Titanium oxide generates an electron having a reduction capacity and a hole having an oxidation capacity on its surface by light energy when receiving the light. By taking advantage of its oxidation capacity and reduction capacity, titanium oxide is attempted to be applied to antimicrobial materials, deodorant materials, air cleaning materials, anti-stain materials, hydrogen generating catalysts, solar cells, and the like (Non-patent Literature 11). For example, when hydroxide ion is oxidized utilizing the oxidation capacity generated on the surface of titanium oxide by the light, radical having strong oxidation capacity can be generated. The radical can enhance biocidal effects, effects of decomposing odor substances such as acetaldehyde and ammonia, effects of decomposing harmful substances such as NOx and formaldehyde in air, and effects of decomposing dusts by its oxidation capacity.
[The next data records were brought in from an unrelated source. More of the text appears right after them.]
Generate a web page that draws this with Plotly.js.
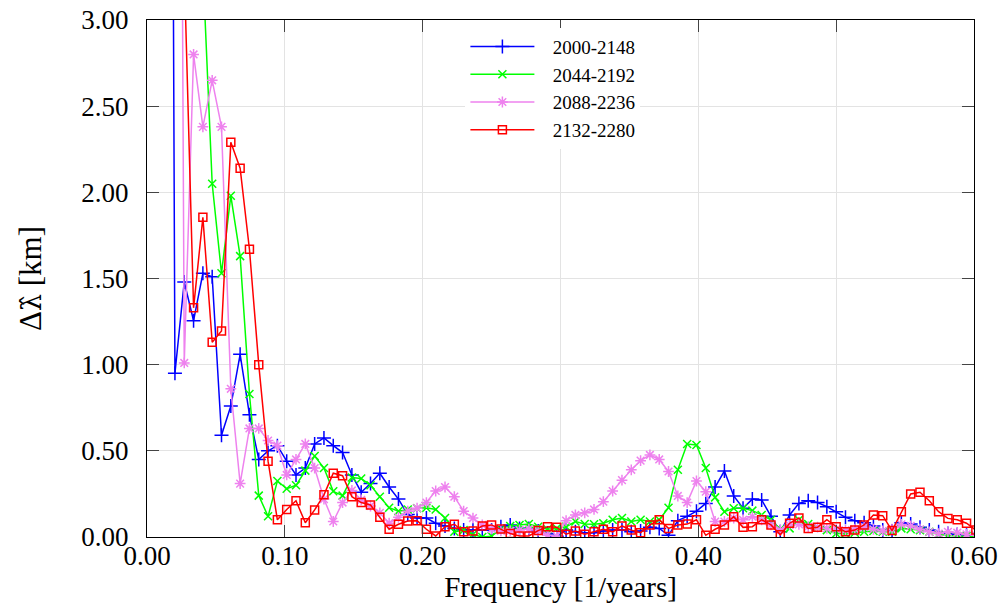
<!DOCTYPE html>
<html>
<head>
<meta charset="utf-8">
<script src="https://cdn.plot.ly/plotly-3.0.1.min.js"></script>
<style>
  html, body { margin: 0; padding: 0; background: #ffffff; }
  #chart { width: 1007px; height: 612px; }
</style>
</head>
<body>
<div id="chart"></div>
<script>
// Periodogram of the four 148-year windows; harmonic k sits at frequency k/148 [1/years].
const windowLength = 148;
const harmonics = [];
for (let k = 2; k <= 89; k++) harmonics.push(k);
const frequency = harmonics.map(k => k / windowLength);

// Amplitudes [km] for harmonics k = 2 .. 89 (null: not computed)
const series2000 = [
  14.0, 0.95, 1.48, 1.255, 1.53, 1.51, 0.59, 0.76, 1.06, 0.71,
  0.45, 0.50, 0.53, 0.44, 0.36, 0.40, 0.54, 0.575, 0.53, 0.49,
  0.36, 0.26, 0.31, 0.37, 0.29, 0.22, 0.13, 0.11, 0.11, 0.08,
  0.064, 0.05, 0.04, 0.04, 0.04, 0.04, 0.06, 0.07, 0.05, 0.05,
  0.035, 0.02, 0.005, 0.04, 0.03, 0.025, 0.025, 0.035, 0.04, 0.04,
  0.03, 0.035, 0.056, 0.05, 0.01, 0.095, 0.12, 0.15, 0.195, 0.29,
  0.383, 0.238, 0.167, 0.22, 0.215, 0.12, 0.03, 0.128, 0.195, 0.21,
  0.20, 0.176, 0.147, 0.114, 0.095, 0.083, 0.064, 0.04, 0.035, 0.083,
  0.076, 0.057, 0.04, 0.03, 0.02, 0.015, 0.01, 0.005
];
const series2044 = [
  null, null, 6.0, 4.5, 3.3, 2.05, 1.53, 1.98, 1.63, 0.83,
  0.24, 0.12, 0.325, 0.28, 0.30, 0.385, 0.47, 0.40, 0.265, 0.24,
  0.345, 0.34, 0.30, 0.234, 0.17, 0.15, 0.16, 0.167, 0.17, 0.16,
  0.11, 0.03, 0.04, 0.015, 0.0, 0.005, 0.045, 0.064, 0.07, 0.075,
  0.06, 0.045, 0.05, 0.06, 0.09, 0.075, 0.074, 0.08, 0.10, 0.11,
  0.09, 0.10, 0.09, 0.10, 0.17, 0.39, 0.54, 0.534, 0.40, 0.23,
  0.147, 0.167, 0.167, 0.153, 0.128, 0.10, 0.045, 0.05, 0.10, 0.075,
  0.057, 0.04, 0.02, 0.02, 0.025, 0.03, 0.035, 0.03, 0.03, 0.05,
  0.045, 0.04, 0.03, 0.015, 0.01, 0.005, 0.005, 0.005
];
const series2088 = [
  null, 12.0, 1.01, 2.80, 2.38, 2.65, 2.38, 0.86, 0.31, 0.63,
  0.63, 0.56, 0.53, 0.36, 0.45, 0.54, 0.40, 0.22, 0.09, 0.20,
  0.27, 0.215, 0.18, 0.14, 0.08, 0.114, 0.15, 0.167, 0.20, 0.267,
  0.29, 0.234, 0.15, 0.11, 0.07, 0.046, 0.035, 0.035, 0.04, 0.046,
  0.035, 0.01, 0.005, 0.095, 0.128, 0.14, 0.16, 0.205, 0.267, 0.33,
  0.39, 0.443, 0.476, 0.45, 0.38, 0.238, 0.20, 0.325, 0.263, 0.09,
  0.09, 0.11, 0.10, 0.118, 0.10, 0.07, 0.04, 0.07, 0.073, 0.06,
  0.057, 0.05, 0.045, 0.04, 0.045, 0.057, 0.045, 0.035, 0.045, 0.073,
  0.064, 0.045, 0.03, 0.02, 0.03, 0.025, 0.015, 0.01
];
const series2132 = [
  null, 8.0, 3.3, 1.33, 1.855, 1.13, 1.195, 2.29, 2.14, 1.67,
  1.00, 0.44, 0.10, 0.16, 0.21, 0.083, 0.157, 0.245, 0.37, 0.356,
  0.234, 0.20, 0.186, 0.114, 0.045, 0.074, 0.093, 0.095, 0.045, 0.006,
  0.06, 0.074, 0.03, 0.035, 0.064, 0.07, 0.046, 0.02, 0.006, 0.006,
  0.037, 0.06, 0.056, 0.016, 0.035, 0.016, 0.03, 0.045, 0.03, 0.064,
  0.04, 0.025, 0.07, 0.10, 0.05, 0.07, 0.075, 0.10, 0.01, 0.045,
  0.07, 0.118, 0.056, 0.06, 0.10, 0.07, 0.013, 0.08, 0.11, 0.05,
  0.056, 0.10, 0.06, 0.03, 0.04, 0.07, 0.128, 0.124, 0.037, 0.147,
  0.25, 0.26, 0.21, 0.147, 0.108, 0.10, 0.08, 0.04
];

const seriesNames = ['2000-2148', '2044-2192', '2088-2236', '2132-2280'];
const seriesValues = [series2000, series2044, series2088, series2132];
const seriesColors = ['#0000ff', '#00ff00', '#ee82ee', '#ff0000'];
const seriesSymbols = ['cross-thin-open', 'x-thin-open', 'asterisk-open', 'square-open'];
const seriesSizes = [10, 8, 9, 8];

const traces = seriesValues.map((vals, i) => ({
  type: 'scatter',
  mode: 'lines+markers',
  name: '\u2002\u2009' + seriesNames[i],
  x: frequency,
  y: vals,
  connectgaps: false,
  line: { color: seriesColors[i], width: 1.5 },
  marker: {
    symbol: seriesSymbols[i],
    size: seriesSizes[i],
    color: seriesColors[i],
    line: { color: seriesColors[i], width: 1.5 }
  }
}));

const textFamily = 'Liberation Serif';

const axisCommon = {
  showline: true,
  linecolor: '#000000',
  linewidth: 1.2,
  mirror: 'ticks',
  ticks: 'inside',
  ticklen: 12,
  tickwidth: 1,
  tickcolor: '#444444',
  showgrid: true,
  gridcolor: '#e3e3e3',
  gridwidth: 1,
  zeroline: false,
  tickformat: '.2f',
  tickfont: { family: textFamily, size: 27, color: '#000000' }
};

const layout = {
  width: 1007,
  height: 612,
  font: { family: textFamily, size: 20, color: '#000000' },
  margin: { l: 147, r: 33, t: 20, b: 75 },
  paper_bgcolor: '#ffffff',
  plot_bgcolor: '#ffffff',
  showlegend: true,
  xaxis: Object.assign({}, axisCommon, {
    range: [0, 0.6],
    tick0: 0,
    dtick: 0.1,
    ticklabelstandoff: -6,
    title: { text: 'Frequency [1/years]', font: { family: textFamily, size: 29, color: '#000000' }, standoff: 6 }
  }),
  yaxis: Object.assign({}, axisCommon, {
    range: [0, 3],
    tick0: 0,
    dtick: 0.5,
    ticklabelstandoff: 12,
    title: {
      text: 'Δ<span style="font-family:DejaVu Serif;font-size:27px">λ\u0302</span> [km]',
      font: { family: textFamily, size: 31, color: '#000000' },
      standoff: 30
    }
  }),
  legend: {
    x: 0.385,
    y: 0.985,
    xanchor: 'left',
    yanchor: 'top',
    bgcolor: '#ffffff',
    borderwidth: 0,
    itemwidth: 64,
    font: { family: textFamily, size: 19, color: '#000000' }
  }
};

Plotly.newPlot('chart', traces, layout, { displayModeBar: false, staticPlot: true });
</script>
</body>
</html>
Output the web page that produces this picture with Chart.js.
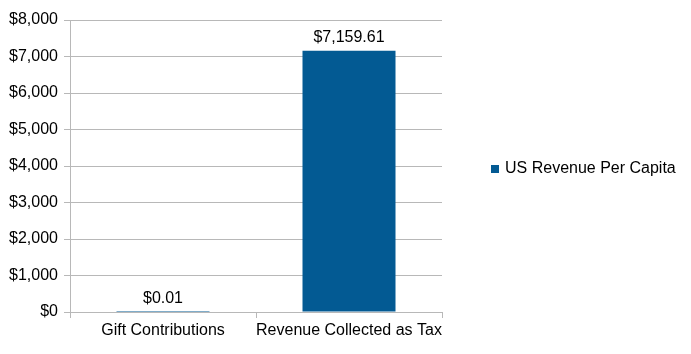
<!DOCTYPE html>
<html>
<head>
<meta charset="utf-8">
<script src="https://cdn.jsdelivr.net/npm/chart.js@4/dist/chart.umd.min.js"></script>
<style>
  html, body { margin: 0; padding: 0; background: #fff; }
  #wrap { width: 691px; height: 354px; position: relative; }
</style>
</head>
<body>
<div id="wrap"><canvas id="chart"></canvas></div>
<script>
const categories = ["Gift Contributions", "Revenue Collected as Tax"];
const series_label = "US Revenue Per Capita";
const revenue_values = [0.01, 7159.61];
const y_max = 8000;
const y_step = 1000;

const bar_colour = "#035a93";
const grid_colour = "#b8b8b8";
const font_family = "'Liberation Sans', Arial, sans-serif";
const font_size = 16;

Chart.defaults.font.family = font_family;
Chart.defaults.font.size = font_size;
Chart.defaults.color = "#000";

function money(v, decimals) {
  return "$" + Number(v).toLocaleString("en-US", {minimumFractionDigits: decimals, maximumFractionDigits: decimals});
}

// value labels above each bar
const valueLabels = {
  id: "valueLabels",
  afterDatasetsDraw(chart) {
    const ctx = chart.ctx;
    ctx.save();
    ctx.font = font_size + "px " + font_family;
    ctx.fillStyle = "#000";
    ctx.textAlign = "center";
    ctx.textBaseline = "bottom";
    chart.getDatasetMeta(0).data.forEach((bar, i) => {
      ctx.fillText(money(chart.data.datasets[0].data[i], 2), bar.x, bar.y - 5);
    });
    ctx.restore();
  }
};

// legend off to the right, like the original
const sideLegend = {
  id: "sideLegend",
  afterDraw(chart) {
    const ctx = chart.ctx;
    const area = chart.chartArea;
    const ds = chart.data.datasets[0];
    const x = area.right + 49;
    const y = (area.top + area.bottom) / 2 + 3;
    ctx.save();
    ctx.fillStyle = ds.backgroundColor;
    ctx.fillRect(x, y - 4, 8, 8);
    ctx.font = font_size + "px " + font_family;
    ctx.fillStyle = "#000";
    ctx.textAlign = "left";
    ctx.textBaseline = "middle";
    ctx.fillText(ds.label, x + 14, y);
    ctx.restore();
  }
};

new Chart(document.getElementById("chart"), {
  type: "bar",
  data: {
    labels: categories,
    datasets: [{
      label: series_label,
      data: revenue_values,
      backgroundColor: bar_colour,
      borderWidth: 0,
      categoryPercentage: 1.0,
      barPercentage: 0.5
    }]
  },
  options: {
    responsive: true,
    maintainAspectRatio: false,
    animation: false,
    layout: { padding: { top: 20, right: 249, bottom: 0, left: 8 } },
    plugins: {
      legend: { display: false },
      tooltip: { enabled: false }
    },
    scales: {
      x: {
        offset: true,
        grid: { display: true, drawOnChartArea: false, drawTicks: true, tickLength: 6, color: grid_colour },
        border: { display: false },
        ticks: { padding: 3, autoSkip: false, maxRotation: 0, minRotation: 0 },
        afterFit: (scale) => { scale.height = 42; }
      },
      y: {
        min: 0,
        max: y_max,
        ticks: {
          stepSize: y_step,
          padding: 6,
          callback: (v) => money(v, 0)
        },
        grid: { color: grid_colour, tickLength: 6 },
        border: { display: true, color: grid_colour },
        afterFit: (scale) => { scale.width = 62; }
      }
    }
  },
  plugins: [valueLabels, sideLegend]
});
</script>
</body>
</html>
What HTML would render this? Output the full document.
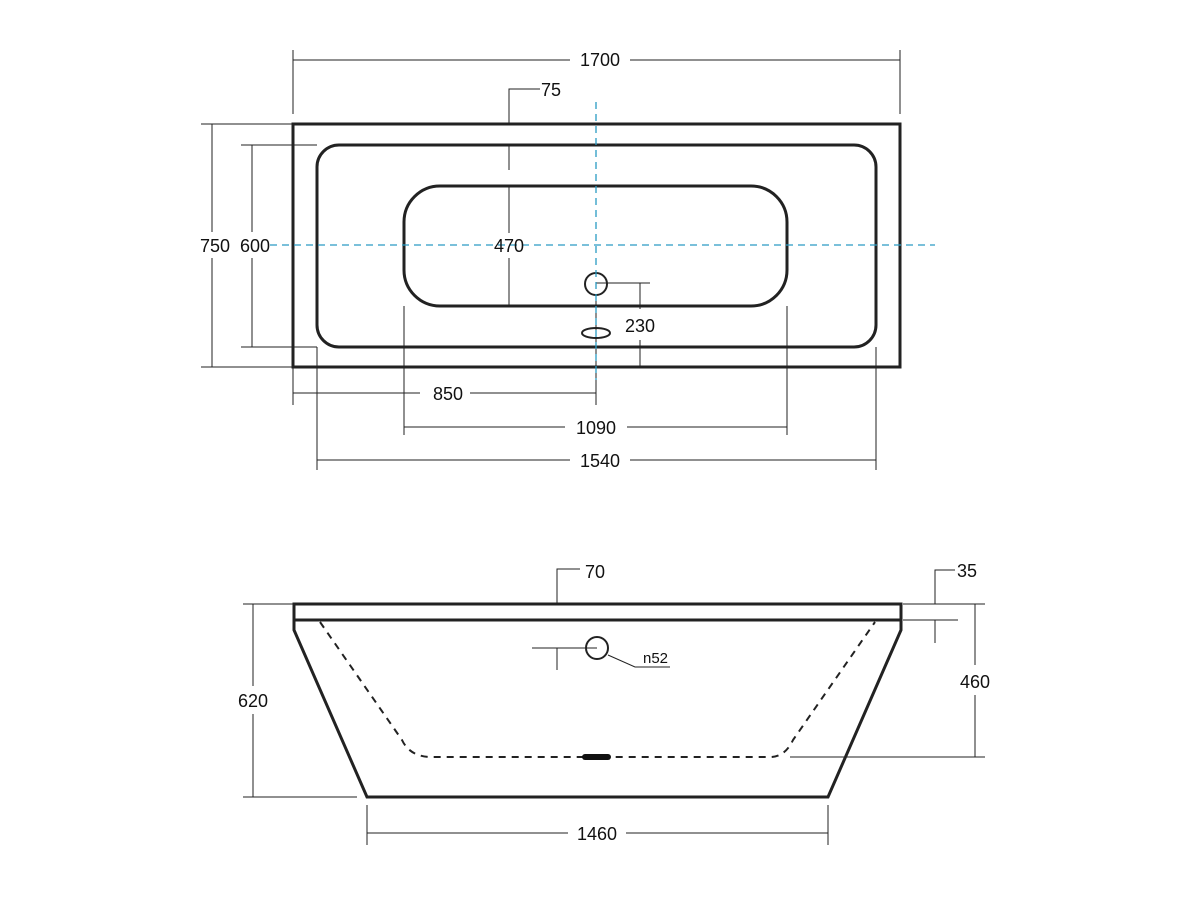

It is also attempted that water is electrolyzed utilizing the generated oxidation reduction capacities to produce oxygen and hydrogen and the hydrogen is utilized as clean energy. Titanium oxide can be utilized as the solar cell by isolating excited electrons generated in titanium oxide by light. Titanium oxide can be functioned as the solar cell by adsorbing a dye as an enhancer to the surface of the titanium oxide and isolating the excited electrons generated by irradiating the dye with light.
In order to enhance a performance of such materials utilizing the titanium oxide, it is conceivable to increase a surface area of the titanium oxide and enhance electric properties of the titanium oxide. Specifically, the increase of the surface area of the titanium oxide can increase total numbers of electrons having reduction capacity and holes having oxidation capacity which are generated by light energy, and a total number of dyes adsorbed to the surface. In addition, the enhancement of the electric properties can decrease a probability that electrons excited by light are bound again to holes. Thus, more electrons and oxidation capacity can be obtained.
To date, technology of laminating an oxide film and nanoparticles by arranging the nanoparticles on a silicon substrate, forming a titanium oxide film or a silicon oxide film on the nanoparticles, and arranging the nanoparticles on the oxide film, which technology utilizes a metal encapsulating protein, ferritin fused with titanium oxide, is known (Patent Literature 4). It is also reported that a protein encapsulating metal nanoparticles of cobalt or an iron oxide is oriented on a pattern depicted by titanium utilizing the metal encapsulating protein, ferritin fused with titanium oxide (Non-patent Literature 8).
Further, it is also reported that a CNT surface is coated with titanium oxide to change the electric property of CNT by using a polypeptide consisting of 35 amino acid residues in which a CNT-binding peptide was fused to a titanium oxide-binding peptide (Non-patent Literature 10). Technology of coating the carbon nanotube with titanium oxide using virus (Non-patent Literature 11) and technology of coating the carbon nanotube with titanium using polyoxometalate (Non-patent Literature 12) is also reported.